I know I'll probably get lots of nasty phone calls from purchasing agents, but I'm going to say it anyway: Purchasing agents will be obsolete in another 10 years - at least the job of the purchasing agent as we've known it for the past half century. Purchasing agents send out requests for quote, then choose a supplier based on the lowest bid. This is the way they buy office supplies, wire and cable, and tooling and molding.
A purchasing agent's job is to keep molders honest by going out for bid to five of your competitors on a job you're running.
Oh sure, some of it is beginning to change, but obviously that change isn't coming soon enough or fast enough to satisfy the plastic processing industry. From what many people in the trenches tell me, original equipment manufacturers talk a good game when it comes to change, but few are willing to alter the way they do business.
It's really all about power. Many purchasing departments, especially within the hallowed walls of some large OEMs, continue to be little kingdoms. The firm doles out limited amounts of power to the purchasing agents, who forever after refuse to it let go.
That makes partnerships difficult to achieve. One custom molder told me recently that he has customers come to his plant saying they want to form a partnership with him. ``They sit down for an afternoon and talk, then they leave, and it's business as usual: They push and you back off; they squeeze and you kneel.
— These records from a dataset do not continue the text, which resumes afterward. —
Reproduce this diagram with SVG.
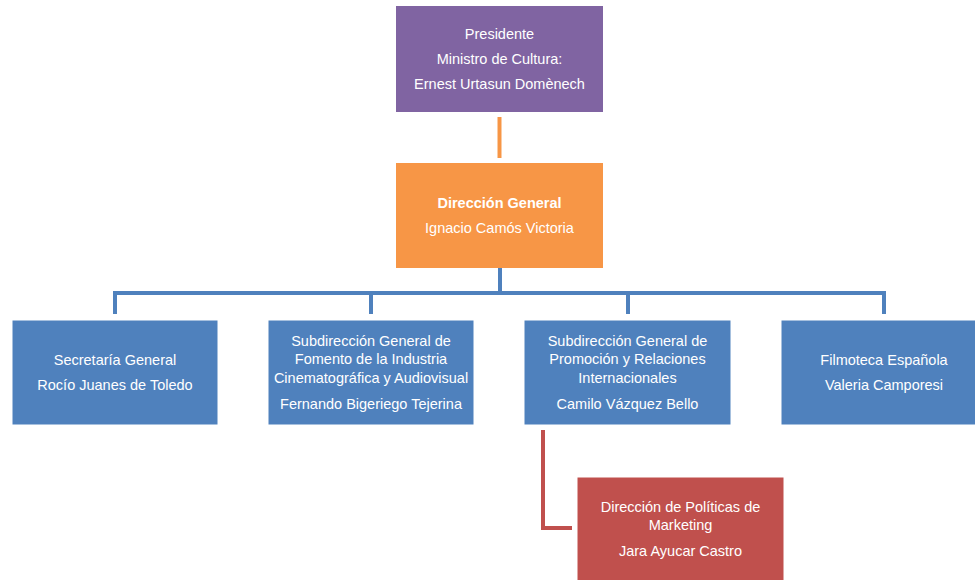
<svg xmlns="http://www.w3.org/2000/svg" width="975" height="580" viewBox="0 0 975 580">
<style>
text{font-family:"Liberation Sans",Arial,sans-serif;font-size:14.5px;fill:#ffffff;text-anchor:middle}
.b{font-weight:bold}
.blue{fill:#4f81bd;stroke:#ffffff;stroke-width:1}
.conn{fill:none;stroke-width:4}
</style>
<rect width="975" height="580" fill="#ffffff"/>
<g id="connectors">
<line class="conn" x1="499.5" y1="117" x2="499.5" y2="158" stroke="#f79646"/>
<path class="conn" d="M500 268 V293 M115 314 V293 H884 V314 M371 293 V314 M628 293 V314" stroke="#4f81bd"/>
<path class="conn" d="M543 430 V528 H572" stroke="#c0504d"/>
</g>
<g id="presidente">
<rect x="396" y="6" width="207" height="106" fill="#8064a2"/>
<text x="499.5" y="39">Presidente</text>
<text x="499.5" y="64">Ministro de Cultura:</text>
<text x="499.5" y="89">Ernest Urtasun Domènech</text>
</g>
<g id="direccion-general">
<rect x="396" y="163" width="207" height="105" fill="#f79646"/>
<text class="b" x="499.5" y="208">Dirección General</text>
<text x="499.5" y="233">Ignacio Camós Victoria</text>
</g>
<g id="secretaria">
<rect class="blue" x="12" y="320" width="206" height="105"/>
<text x="115" y="365">Secretaría General</text>
<text x="115" y="390">Rocío Juanes de Toledo</text>
</g>
<g id="fomento">
<rect class="blue" x="268" y="320" width="206" height="105"/>
<text x="371" y="346">Subdirección General de</text>
<text x="371" y="364">Fomento de la Industria</text>
<text x="371" y="383">Cinematográfica y Audiovisual</text>
<text x="371" y="409">Fernando Bigeriego Tejerina</text>
</g>
<g id="promocion">
<rect class="blue" x="524" y="320" width="207" height="105"/>
<text x="627.5" y="346">Subdirección General de</text>
<text x="627.5" y="364">Promoción y Relaciones</text>
<text x="627.5" y="383">Internacionales</text>
<text x="627.5" y="409">Camilo Vázquez Bello</text>
</g>
<g id="filmoteca">
<rect class="blue" x="781" y="320" width="206" height="105"/>
<text x="884" y="365">Filmoteca Española</text>
<text x="884" y="390">Valeria Camporesi</text>
</g>
<g id="marketing">
<rect x="577" y="477" width="207" height="106" fill="#c0504d" stroke="#ffffff" stroke-width="1"/>
<text x="680.5" y="512">Dirección de Políticas de</text>
<text x="680.5" y="530">Marketing</text>
<text x="680.5" y="556">Jara Ayucar Castro</text>
</g>
</svg>
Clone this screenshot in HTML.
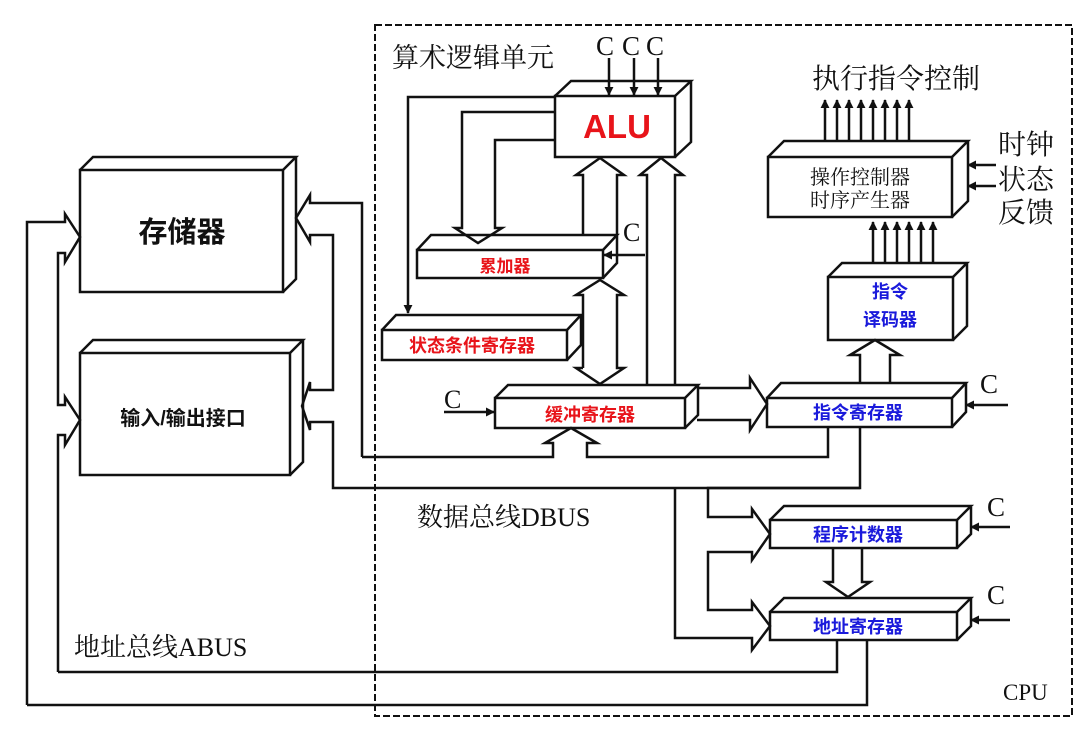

People just really don't want to give up the authority they have.''
Another molder told me, ``Customers will come in and say they're not here to discuss price, they're here to discuss business philosophy,'' he said. ``So we talk about partnering, then they give you seven sample parts and tell you to mail in the quote.''
Business partners in the 21st century will be those who've gotten beyond buying price. Which means that the purchasing agent will be obsolete.
One OEM purchasing agent had a more positive outlook on the future of his job. ``We may reduce the need for purchasing agents,'' he said, ``but we'll still need someone to maintain the quality of the relationship.''
He said the job will shift to one of managing relationships rather than looking at numbers.
One benefit to all this will be fewer unscrupulous purchasing agents asking for money under the table, and molders, hungry for the work, caving into them.
When OEMs begin seeing suppliers as partners in a relationship in which each succeeds because of the success of the other, then both truly will be partners.